(Code that draws figures)
• • • • •

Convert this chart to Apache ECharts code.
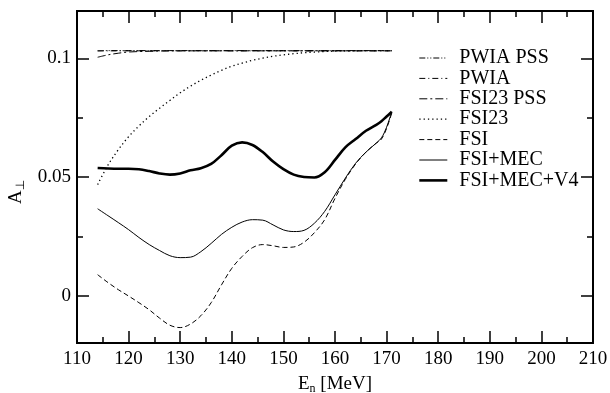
<!DOCTYPE html>
<html>
<head>
<meta charset="utf-8">
<script src="https://cdn.jsdelivr.net/npm/echarts@6/dist/echarts.min.js"></script>
<style>html,body{margin:0;padding:0;background:#fff}#c{width:610px;height:393px}</style>
</head>
<body>
<div id="c"></div>
<script>
const energies = [114,116,118,120,122,124,126,128,130,132,134,136,138,140,142,144,146,148,150,152,154,156,158,160,162,164,166,168,169,170,171];
const pwiaPss  = [0.1033,0.1033,0.1033,0.1033,0.1033,0.1033,0.1033,0.1033,0.1033,0.1033,0.1033,0.1033,0.1033,0.1033,0.1033,0.1033,0.1033,0.1033,0.1033,0.1033,0.1033,0.1033,0.1033,0.1033,0.1033,0.1033,0.1033,0.1033,0.1033,0.1033,0.1033];
const pwia     = [0.1031,0.1032,0.1032,0.1032,0.1032,0.1032,0.1032,0.1032,0.1032,0.1032,0.1032,0.1032,0.1032,0.1032,0.1032,0.1032,0.1032,0.1032,0.1032,0.1032,0.1032,0.1032,0.1032,0.1032,0.1032,0.1032,0.1032,0.1032,0.1032,0.1032,0.1032];
const fsi23Pss = [0.1005,0.1015,0.1022,0.1027,0.1029,0.1030,0.1031,0.1032,0.1032,0.1032,0.1032,0.1032,0.1032,0.1032,0.1032,0.1032,0.1032,0.1032,0.1032,0.1032,0.1032,0.1032,0.1032,0.1032,0.1032,0.1032,0.1032,0.1032,0.1032,0.1032,0.1032];
const fsi23    = [0.0468,0.0550,0.0615,0.0670,0.0715,0.0755,0.0790,0.0823,0.0855,0.0883,0.0908,0.0930,0.0950,0.0967,0.0980,0.0992,0.1001,0.1009,0.1015,0.1020,0.1024,0.1027,0.1029,0.1031,0.1032,0.1032,0.1033,0.1033,0.1033,0.1033,0.1033];
const fsi      = [0.0088,0.0055,0.0025,-0.0002,-0.0030,-0.0060,-0.0095,-0.0125,-0.0135,-0.0120,-0.0085,-0.0030,0.0045,0.0115,0.0165,0.0202,0.0215,0.0210,0.0203,0.0205,0.0225,0.0265,0.0320,0.0410,0.0490,0.0555,0.0605,0.0643,0.0660,0.0705,0.0770];
const fsiMec   = [0.0366,0.0337,0.0308,0.0278,0.0245,0.0215,0.0190,0.0168,0.0160,0.0162,0.0185,0.0220,0.0258,0.0288,0.0310,0.0320,0.0318,0.0298,0.0277,0.0270,0.0275,0.0305,0.0355,0.0425,0.0495,0.0558,0.0605,0.0643,0.0665,0.0710,0.0775];
const fsiMecV4 = [0.0538,0.0536,0.0535,0.0535,0.0533,0.0525,0.0515,0.0510,0.0515,0.0528,0.0537,0.0555,0.0592,0.0632,0.0646,0.0635,0.0605,0.0565,0.0533,0.0510,0.0500,0.0498,0.0520,0.0572,0.0625,0.0660,0.0695,0.0720,0.0735,0.0755,0.0775];
const seriesNames = ['PWIA PSS','PWIA','FSI23 PSS','FSI23','FSI','FSI+MEC','FSI+MEC+V4'];
const xTicks = [110,120,130,140,150,160,170,180,190,200,210];
const yMajorTicks = [0, 0.05, 0.1];
const yMinorTicks = [0.025, 0.075];

const FONT = 'Liberation Serif';
const seriesValues = [pwiaPss, pwia, fsi23Pss, fsi23, fsi, fsiMec, fsiMecV4];
const styles = [
  {type:[6,2,1,2,1,2], width:1},
  {type:[6,3,1,3], width:1},
  {type:[8,3,2,3], width:1},
  {type:[1.3,3], width:1.3},
  {type:[5,3], width:1},
  {type:'solid', width:1},
  {type:'solid', width:2.6}
];
const chart = echarts.init(document.getElementById('c'), null, {renderer:'canvas'});
const baseX = {
  type:'value', min:110, max:210, interval:10,
  axisLine:{show:true, onZero:false, lineStyle:{color:'#000', width:2}},
  axisTick:{show:true, inside:true, length:12, lineStyle:{color:'#000', width:1.5}},
  minorTick:{show:true, splitNumber:2, length:6, lineStyle:{color:'#000', width:1.5}},
  splitLine:{show:false}
};
const yBase = {
  type:'value', min:-0.02, max:0.12,
  axisLine:{show:true, onZero:false, lineStyle:{color:'#000', width:2}},
  splitLine:{show:false}
};
const option = {
  animation:false,
  backgroundColor:'#fff',
  grid:{left:77, right:17, top:11, bottom:50, containLabel:false, outerBoundsMode:'none'},
  legend:{
    orient:'vertical', left:413, top:43,
    itemWidth:28, itemHeight:14, itemGap:0.4,
    data: seriesNames.map((n,i)=>({
      name:n,
      lineStyle:{color:'#000', width:styles[i].width, type:styles[i].type},
      itemStyle:{opacity:0}
    })),
    itemStyle:{opacity:0},
    textStyle:{fontFamily:FONT, fontSize:20, color:'#000', lineHeight:20, padding:[0,0,0,7]}
  },
  xAxis:[
    Object.assign({}, baseX, {
      position:'bottom',
      axisLabel:{show:true, margin:7, color:'#000', fontFamily:FONT, fontSize:19},
      name:'E{sub|n} [MeV]', nameLocation:'middle', nameGap:31,
      nameTextStyle:{fontFamily:FONT, fontSize:19, color:'#000',
        rich:{sub:{fontFamily:FONT, fontSize:12, verticalAlign:'bottom', padding:[9,0,0,0]}}}
    }),
    Object.assign({}, baseX, {position:'top', axisLabel:{show:false}})
  ],
  yAxis:[
    Object.assign({}, yBase, {
      position:'left',
      axisTick:{show:true, inside:true, length:12, customValues:yMajorTicks, lineStyle:{color:'#000', width:1.5}},
      axisLabel:{show:true, customValues:yMajorTicks, margin:6, color:'#000', fontFamily:FONT, fontSize:19},
      name:'A{sub|⊥}', nameLocation:'middle', nameGap:35, nameRotate:90,
      nameTextStyle:{fontFamily:FONT, fontSize:19, color:'#000', padding:[0,30,0,0],
        rich:{sub:{fontFamily:'DejaVu Sans', fontSize:12, verticalAlign:'bottom', padding:[9,0,0,0]}}}
    }),
    Object.assign({}, yBase, {
      position:'left',
      axisTick:{show:true, inside:true, length:6, customValues:yMinorTicks, lineStyle:{color:'#000', width:1.5}},
      axisLabel:{show:false}
    }),
    Object.assign({}, yBase, {
      position:'right',
      axisTick:{show:true, inside:true, length:12, customValues:yMajorTicks, lineStyle:{color:'#000', width:1.5}},
      axisLabel:{show:false}
    }),
    Object.assign({}, yBase, {
      position:'right',
      axisTick:{show:true, inside:true, length:6, customValues:yMinorTicks, lineStyle:{color:'#000', width:1.5}},
      axisLabel:{show:false}
    })
  ],
  series: seriesNames.map((n,i)=>({
    name:n, type:'line', xAxisIndex:0, yAxisIndex:0,
    data: energies.map((e,j)=>[e, seriesValues[i][j]]),
    smooth:0.35, showSymbol:false, symbol:'none',
    lineStyle:{color:'#000', width:styles[i].width, type:styles[i].type},
    itemStyle:{color:'#000'}
  }))
};
chart.setOption(option);
</script>
</body>
</html>
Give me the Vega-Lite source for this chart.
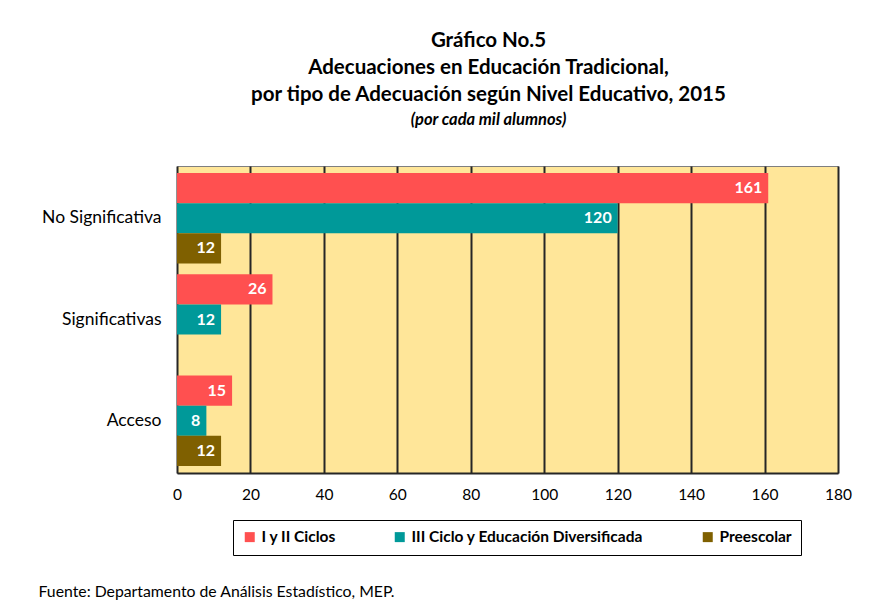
{
  "$schema": "https://vega.github.io/schema/vega-lite/v6.json",
  "autosize": {"type": "none"},
  "width": 661,
  "height": 307,
  "padding": {"left": 177, "top": 166, "right": 37, "bottom": 143},
  "background": "white",
  "config": {
    "font": "Lato",
    "view": {"fill": "#FFE699", "stroke": "#7f7f7f", "strokeWidth": 1}
  },
  "title": {
    "text": ["Gráfico No.5", "Adecuaciones en Educación Tradicional,", "por tipo de Adecuación según Nivel Educativo, 2015"],
    "subtitle": "(por cada mil alumnos)",
    "font": "Lato",
    "fontSize": 20.5,
    "fontWeight": "bold",
    "color": "#000000",
    "lineHeight": 27,
    "subtitleFont": "Lato",
    "subtitleFontSize": 16.5,
    "subtitleFontStyle": "italic",
    "subtitleFontWeight": "bold",
    "subtitleColor": "#000000",
    "subtitlePadding": 6,
    "anchor": "middle",
    "frame": "group",
    "dx": -19,
    "offset": 38
  },
  "data": {
    "values": [
      {"tipo": "No Significativa", "nivel": "I y II Ciclos", "valor": 161},
      {"tipo": "No Significativa", "nivel": "III Ciclo y Educación Diversificada", "valor": 120},
      {"tipo": "No Significativa", "nivel": "Preescolar", "valor": 12},
      {"tipo": "Significativas", "nivel": "I y II Ciclos", "valor": 26},
      {"tipo": "Significativas", "nivel": "III Ciclo y Educación Diversificada", "valor": 12},
      {"tipo": "Acceso", "nivel": "I y II Ciclos", "valor": 15},
      {"tipo": "Acceso", "nivel": "III Ciclo y Educación Diversificada", "valor": 8},
      {"tipo": "Acceso", "nivel": "Preescolar", "valor": 12}
    ]
  },
  "encoding": {
    "y": {
      "field": "tipo",
      "type": "nominal",
      "sort": ["No Significativa", "Significativas", "Acceso"],
      "scale": {"paddingInner": 0.108, "paddingOuter": 0.07},
      "axis": {
        "title": null,
        "ticks": false,
        "domain": false,
        "labelFontSize": 17.5,
        "labelColor": "#000000",
        "labelPadding": 16
      }
    },
    "yOffset": {
      "field": "nivel",
      "type": "nominal",
      "scale": {"domain": ["I y II Ciclos", "III Ciclo y Educación Diversificada", "Preescolar"], "paddingInner": 0, "paddingOuter": 0}
    },
    "x": {
      "field": "valor",
      "type": "quantitative",
      "scale": {"domain": [0, 180], "nice": false},
      "axis": {
        "values": [0, 20, 40, 60, 80, 100, 120, 140, 160, 180],
        "grid": true,
        "gridColor": "#262626",
        "gridWidth": 2,
        "gridOpacity": 1,
        "ticks": false,
        "domain": true,
        "domainColor": "#262626",
        "domainWidth": 2,
        "labelFontSize": 15.5,
        "labelColor": "#000000",
        "labelPadding": 14,
        "labelFlush": false,
        "title": "Fuente:  Departamento de Análisis Estadístico, MEP.",
        "titleFontSize": 15.8,
        "titleFontWeight": "normal",
        "titleColor": "#000000",
        "titleAnchor": "start",
        "titleAlign": "left",
        "titleBaseline": "alphabetic",
        "titleX": -139,
        "titleY": 123
      }
    }
  },
  "layer": [
    {
      "mark": {"type": "bar"},
      "encoding": {
        "color": {
          "field": "nivel",
          "type": "nominal",
          "scale": {
            "domain": ["I y II Ciclos", "III Ciclo y Educación Diversificada", "Preescolar"],
            "range": ["#FF5050", "#009999", "#7F6000"]
          },
          "legend": {
            "title": null,
            "orient": "none",
            "legendX": 56,
            "legendY": 354,
            "direction": "horizontal",
            "symbolType": "square",
            "symbolSize": 100,
            "symbolStrokeWidth": 0,
            "labelFontSize": 15.5,
            "labelFontWeight": "bold",
            "labelColor": "#000000",
            "labelLimit": 400,
            "columnPadding": 56,
            "strokeColor": "#000000",
            "fillColor": "#ffffff",
            "padding": 9,
            "labelOffset": 4
          }
        }
      }
    },
    {
      "mark": {"type": "text", "align": "right", "dx": -6, "fontSize": 16, "fontWeight": "bold", "color": "#ffffff"},
      "encoding": {
        "text": {"field": "valor", "type": "quantitative"}
      }
    }
  ]
}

• • • • •

Given exercise:
Copy every line in the records above that contains the word "this".

Task response:
Convert this chart to Apache ECharts code.
Give me the Vega-Lite source for this chart.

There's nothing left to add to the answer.